1.2.1 MICROBENCHMARKS
Microbenchmarks are designed to illustrate the performance implications of a very specific CUDA question, such as how uncoalesced memory transactions degrade device memory bandwidth or the amount of time it takes the WDDM driver to perform a kernel thunk. They are designed to be compiled standalone and will look familiar to many CUDA programmers who've already implemented microbenchmarks of their own. In a sense, I wrote a set of microbenchmarks to obviate the need for other people to do the same.
1.2.2 MICRODEMOS
Microdemos are small applications designed to shed light on specific questions of how the hardware or software behaves. Like microbenchmarks, they are small and self-contained, but instead of highlighting a performance question, they highlight a question of functionality. For example, the chapter on texturing includes microdemos that illustrate how to texture from 1D device memory, how the float→int conversion is performed, how different texture addressing modes work, and how the linear interpolation performed by texture is affected by the 9-bit weights.
Like the microbenchmarks, these microdemos are offered in the spirit in which developers probably wanted to write them, or at least have them available. I wrote them so you don't have to!
1.2.3 OPTIMIZATION JOURNEYS
Many papers on CUDA present their results as a fait accompli, perhaps with some side comments on tradeoffs between different approaches that were investigated before settling on the final approach presented in the paper. Authors often have length limits and deadlines that work against presenting more complete treatments of their work.

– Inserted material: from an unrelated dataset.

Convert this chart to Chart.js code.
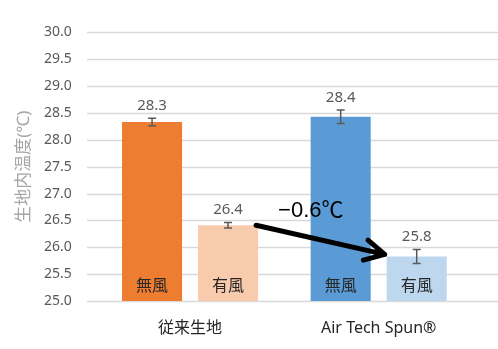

For some select topics central to the data parallel programming enabled by CUDA, this book includes optimization journeys in the spirit of Mark Harris's "Optimizing Parallel Reduction in CUDA" presentation that walks the reader through seven increasingly complex implementations of increasing performance. The topics we've chosen to address this way include reduction, parallel prefix sum ("scan"), and the N-body problem.